I rang off and stared across the narrow strip of water of Portsmouth Harbour to the lights twinkling in the town of Gosport opposite.
Where was Rowde keeping Vanessa and the boys?
I assumed here on the mainland but what if they were on the Island?
I moved away from the window and began to pace the living room. To get to the Island they would either have crossed on the ferry, too risky for Rowde, or been taken across by private yacht. Did Rowde have a yacht? The first time I saw him he looked as if he had just stepped off a luxury cruiser. Could they have come across on someone else’s boat? Rowde wasn’t a sailor as far as I knew and wouldn’t know anything about crossing the Solent, and I doubted if marble man could skipper a boat. So who could have taken them? No, they had to be here on the mainland.
I needed a drink. I opened one of Miles’s kitchen cabinets and began searching for something alcoholic that might numb my senses for a while and let me sleep, albeit fitfully. Miles wasn’t the tidiest of men. Things were stashed in any old how. There was nothing in the kitchen.
Perhaps I would find something in the lounge. I retrieved a bottle of Glenfiddich from a sideboard, and as I did a folder fell out. It was stashed full of photographs. I poured myself a drink and went to replace the folder in the cupboard when a couple of snapshots caught my eye. They were of a Hardy 50 motorboat and Miles was on the deck. I was surprised. I didn’t know he owned a boat. He’d never said, but then there was quite a lot I didn’t know about Miles.
As I sipped my drink I recalled our conversations over the years; they had all been about me, obviously. I knew Miles was single, hardworking, and a partner in a thriving law practice in Portsmouth. And that, I realised, was about the sum total of it.
I sat back thoughtfully, nursing my drink and staring at the photograph. It was the type of boat that could easily have taken Vanessa and the boys to the Isle of Wight. In fact it was the type of boat that could have taken them to the Channel Islands, to France or anywhere around the world.
I tossed back the whisky and rose, irritated with myself.
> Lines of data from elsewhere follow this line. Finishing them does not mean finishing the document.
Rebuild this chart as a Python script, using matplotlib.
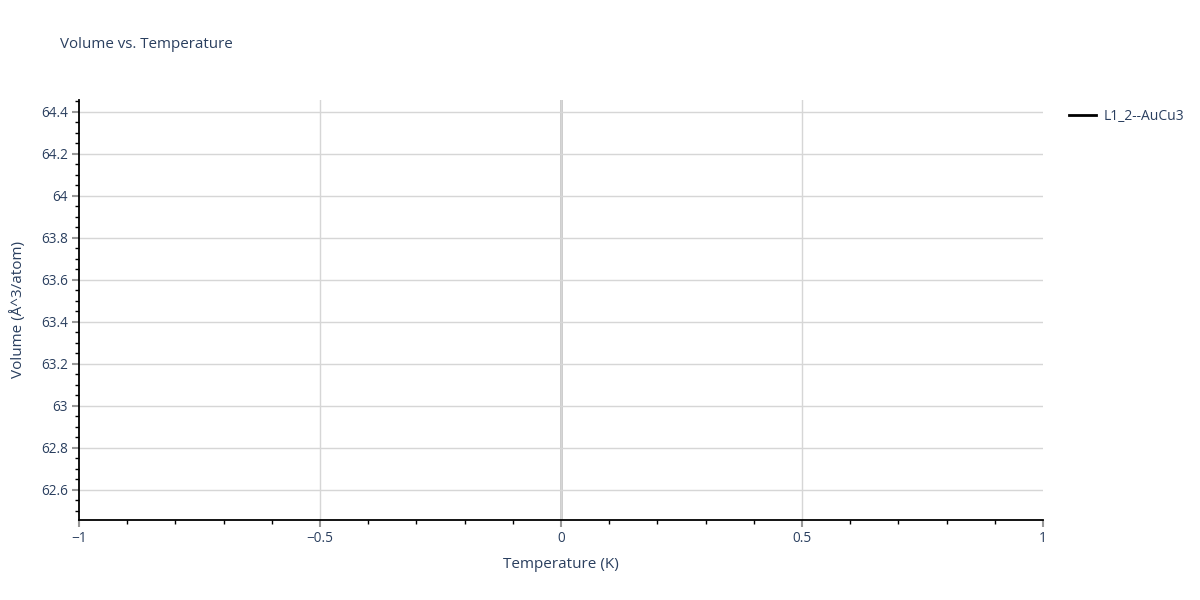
import matplotlib
matplotlib.use("Agg")
import matplotlib.pyplot as plt
from matplotlib.ticker import MultipleLocator, FuncFormatter
from matplotlib.lines import Line2D

# Data (single point: line not visible)
temperature = [0.0]
volume = [63.457]
series_name = "L1_2--AuCu3"

x_ticks = [-1, -0.5, 0, 0.5, 1]
y_ticks = [62.6, 62.8, 63.0, 63.2, 63.4, 63.6, 63.8, 64.0, 64.2, 64.4]

TXT = "#2a3f5f"
plt.rcParams['font.family'] = ['Open Sans', 'DejaVu Sans']

fig = plt.figure(figsize=(12, 6), dpi=100)
ax = fig.add_axes([79/1200, 80/600, (1043-79)/1200, 420/600])

ax.plot(temperature, volume, color="black", lw=2, label=series_name)

ax.set_xlim(-1, 1)
ax.set_ylim(62.457, 64.457)

ax.set_xticks(x_ticks)
ax.set_yticks(y_ticks)

def fmt_x(v, pos):
    s = f"{v:g}"
    return s.replace("-", "\u2212")
def fmt_y(v, pos):
    return f"{v:g}"
ax.xaxis.set_major_formatter(FuncFormatter(fmt_x))
ax.yaxis.set_major_formatter(FuncFormatter(fmt_y))

ax.xaxis.set_minor_locator(MultipleLocator(0.1))
ax.yaxis.set_minor_locator(MultipleLocator(0.05))

ax.grid(True, which="major", color="#d6d6d6", lw=1)
ax.set_axisbelow(True)
gl = ax.xaxis.get_gridlines()
gl[0].set_visible(False)
gl[-1].set_visible(False)
ax.axvline(0, color="#c8c8c8", lw=2, zorder=0.5)

for s in ["top", "right"]:
    ax.spines[s].set_visible(False)
for s in ["left", "bottom"]:
    ax.spines[s].set_color("black")
    ax.spines[s].set_linewidth(1.3)

ax.tick_params(which="major", direction="out", length=5, width=1.5, color="#999999",
               labelsize=9.8, labelcolor=TXT, pad=3)
ax.tick_params(which="minor", direction="out", length=3, width=1, color="black")

ax.set_xlabel("Temperature (K)", fontsize=11, color=TXT, labelpad=8)
ax.set_ylabel("Volume (Å^3/atom)", fontsize=11, color=TXT, labelpad=11)

fig.text(60/1200, 1 - 45/600, "Volume vs. Temperature", fontsize=10.9, color=TXT,
         va="center", ha="left")

handle = Line2D([0], [0], color="black", lw=2)
leg = fig.legend([handle], [series_name], loc="upper left",
                 bbox_to_anchor=(1063/1200, 1 - 103/600), frameon=False,
                 fontsize=10, handlelength=2.0, handletextpad=0.5, borderaxespad=0)
for t in leg.get_texts():
    t.set_color(TXT)

fig.savefig("out.png", dpi=100)
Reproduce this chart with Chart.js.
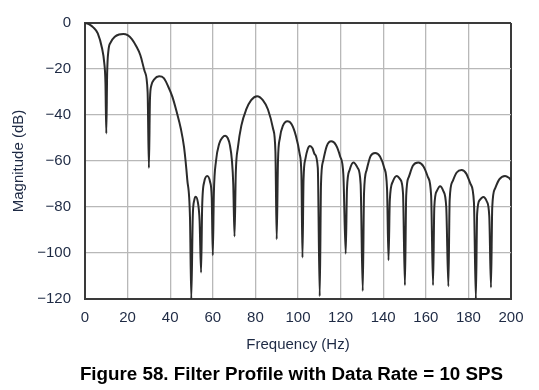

I had no reason to think they had been transferred to a boat. They could be imprisoned in a country cottage, a council house, or a caravan for all I knew.
I pushed the folder back inside the cupboard.
It got stuck on something. Annoyed I reached in and as I did I dropped the folder.
‘Damn!’ I scooped up the snapshots until my hand froze. I was staring at a very old and very small photograph, no bigger than two inches square. With a start I recognised instantly where it had been taken: in the background was my grandfather’s folly. My pulse began to race. I could hardly believe what I was seeing. Why would Miles have a picture of the folly in his apartment? I took a breath and studied the two people in the photograph. The man was about thirty, rather short, square with piercing eyes and a wide smile and beside him was a young, fair-haired woman.